Start of RECORDS FOR PROCESSING

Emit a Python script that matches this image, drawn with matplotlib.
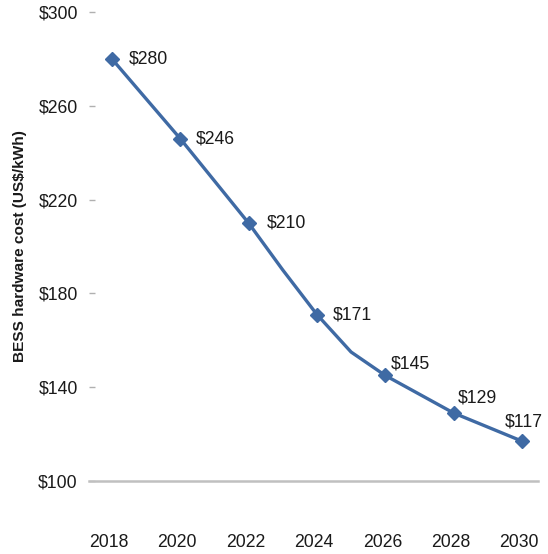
import numpy as np
import matplotlib
matplotlib.use("Agg")
import matplotlib.pyplot as plt
import matplotlib.transforms as mtransforms

plt.rcParams['font.family'] = ['Liberation Sans', 'DejaVu Sans']

# yearly cost curve (markers only on even years)
years = [2018, 2019, 2020, 2021, 2022, 2023, 2024, 2025, 2026, 2027, 2028, 2029, 2030]
cost = [280, 263, 246, 228, 210, 190, 171, 155, 145, 137, 129, 123, 117]

label_years = [2018, 2020, 2022, 2024, 2026, 2028, 2030]
label_costs = [280, 246, 210, 171, 145, 129, 117]
label_offsets = [(17, 0), (16, 0), (18, 0), (16, 0), (6, 11), (4, 15), (-17, 19)]

y_ticks = [100, 140, 180, 220, 260, 300]

line_color = '#3F6AA4'
text_color = '#1a1a1a'

fig = plt.figure(figsize=(5.48, 5.54), dpi=100)
ax = fig.add_axes([89 / 548, 1 - 481 / 554, (538 - 89) / 548, (481 - 12) / 554])

ax.plot(years, cost, color=line_color, lw=2.4, zorder=3)
ax.plot(label_years, label_costs, ls='none', marker='D', ms=7,
        color=line_color, zorder=4)

for yr, c, (dx, dy) in zip(label_years, label_costs, label_offsets):
    ax.annotate(f'${c}', (yr, c), xytext=(dx, dy), textcoords='offset pixels',
                ha='left', va='center', fontsize=12.7, color=text_color)

ax.set_xlim(2017.33, 2030.47)
ax.set_ylim(100, 300)
ax.set_xticks(label_years)
ax.set_yticks(y_ticks)
ax.set_yticklabels([f'${v}' for v in y_ticks])

for s in ['top', 'right', 'left']:
    ax.spines[s].set_visible(False)
ax.spines['bottom'].set_color('#C0C0C0')
ax.spines['bottom'].set_linewidth(1.8)

ax.tick_params(axis='y', direction='in', length=4.5, width=1, color='#B0B0B0',
               pad=8, labelsize=12.7, labelcolor=text_color)
ax.tick_params(axis='x', length=0, pad=38, labelsize=12.7, labelcolor=text_color)

# year labels sit a little left of the markers
shift = mtransforms.ScaledTranslation(-3 / 100, 0, fig.dpi_scale_trans)
for lbl in ax.get_xticklabels():
    lbl.set_transform(lbl.get_transform() + shift)

ax.set_ylabel('BESS hardware cost (US$/kWh)', fontsize=11.1, fontweight='bold',
              color=text_color)
ax.yaxis.set_label_coords(-(89 - 27) / 449, 0.5)

fig.savefig('out.png', dpi=100)
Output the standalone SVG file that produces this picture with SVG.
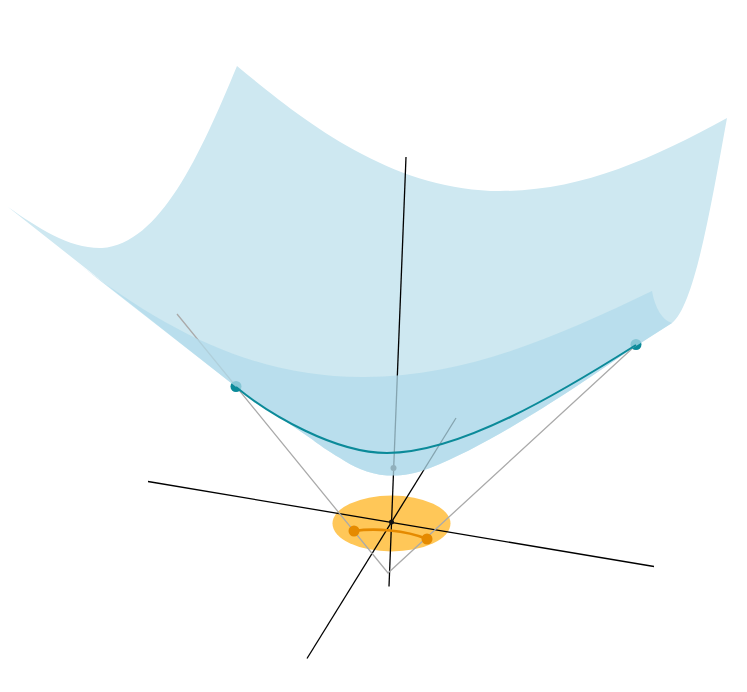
<svg xmlns="http://www.w3.org/2000/svg" width="747" height="692" viewBox="0 0 747 692">
<style>
.ax{stroke:#000;stroke-width:1.300;fill:none}
.gr{stroke:#aaa;stroke-width:1.300;fill:none}
.dot{fill:#0b8a99}
.odot{fill:#e58a00}
</style>
<rect width="747" height="692" fill="#fff"/>
<g id="back-surface"><path fill="#cee8f1" d="M8,207C38,228 70,249 102,248C160,244 200,155 237,66C300,118 390,191 500,191C580,191 650,160 727,118C712,200 695,305 672,323L650,337L630,350C585,381 495,443 430,468C412,475 400,476 387,475.500C368,474 352,466 340,458C328,451 318,444 313,440L240,390Z"/></g>
<g id="disc"><ellipse cx="391.500" cy="523.500" rx="59" ry="28" fill="#ffc758"/></g>
<g id="connectors">
<path class="ax" d="M148,481.500L654,566.500"/>
<path class="ax" d="M456,418L307,658.500"/>
<path class="ax" d="M406,157L389,586.500"/>
<path class="gr" d="M177,314L388,573L636,345"/>
<path d="M354,531C375,528 405,530 427,539" fill="none" stroke="#e58a00" stroke-width="2.600"/>
</g>
<g id="points">
<circle class="odot" cx="354" cy="531" r="5.500"/>
<circle class="odot" cx="427" cy="539" r="5.500"/>
<circle cx="391.500" cy="522" r="2.500" fill="#111"/>
<circle cx="393.500" cy="468" r="3" fill="#333"/>
<circle class="dot" cx="236" cy="386.500" r="5.500"/>
<circle class="dot" cx="636" cy="344.500" r="5.500"/>
</g>
<g id="front-surface"><path fill="#b2dbeb" fill-opacity=".75" d="M75,261C170,335 260,378 365,377C470,376 560,335 652,291C655,308 662,320 672,323L650,337L630,350C585,381 495,443 430,468C412,475 400,476 387,475.500C368,474 352,466 340,458C328,451 318,444 313,440L240,390Z"/></g>
<g id="curve"><path d="M236,387C270,415 335,453 387,453C460,453 560,393 636,345" fill="none" stroke="#0b8a99" stroke-width="2"/></g>
</svg>
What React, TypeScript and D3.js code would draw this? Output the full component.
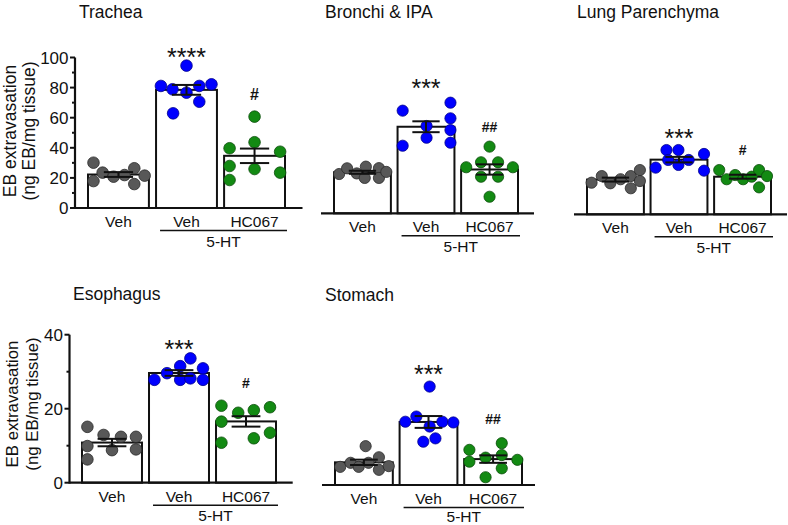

End of RECORDS FOR PROCESSING

§ **STATED EXERCISE**: Return only the lines running from the top of the data to the line that holds "ha='left', va='center', fontsize=12.7, color=text_color)". Include both of those lines, but skip the pictures.

§ **RESULT**:
Emit a Python script that matches this image, drawn with matplotlib.
import numpy as np
import matplotlib
matplotlib.use("Agg")
import matplotlib.pyplot as plt
import matplotlib.transforms as mtransforms

plt.rcParams['font.family'] = ['Liberation Sans', 'DejaVu Sans']

# yearly cost curve (markers only on even years)
years = [2018, 2019, 2020, 2021, 2022, 2023, 2024, 2025, 2026, 2027, 2028, 2029, 2030]
cost = [280, 263, 246, 228, 210, 190, 171, 155, 145, 137, 129, 123, 117]

label_years = [2018, 2020, 2022, 2024, 2026, 2028, 2030]
label_costs = [280, 246, 210, 171, 145, 129, 117]
label_offsets = [(17, 0), (16, 0), (18, 0), (16, 0), (6, 11), (4, 15), (-17, 19)]

y_ticks = [100, 140, 180, 220, 260, 300]

line_color = '#3F6AA4'
text_color = '#1a1a1a'

fig = plt.figure(figsize=(5.48, 5.54), dpi=100)
ax = fig.add_axes([89 / 548, 1 - 481 / 554, (538 - 89) / 548, (481 - 12) / 554])

ax.plot(years, cost, color=line_color, lw=2.4, zorder=3)
ax.plot(label_years, label_costs, ls='none', marker='D', ms=7,
        color=line_color, zorder=4)

for yr, c, (dx, dy) in zip(label_years, label_costs, label_offsets):
    ax.annotate(f'${c}', (yr, c), xytext=(dx, dy), textcoords='offset pixels',
                ha='left', va='center', fontsize=12.7, color=text_color)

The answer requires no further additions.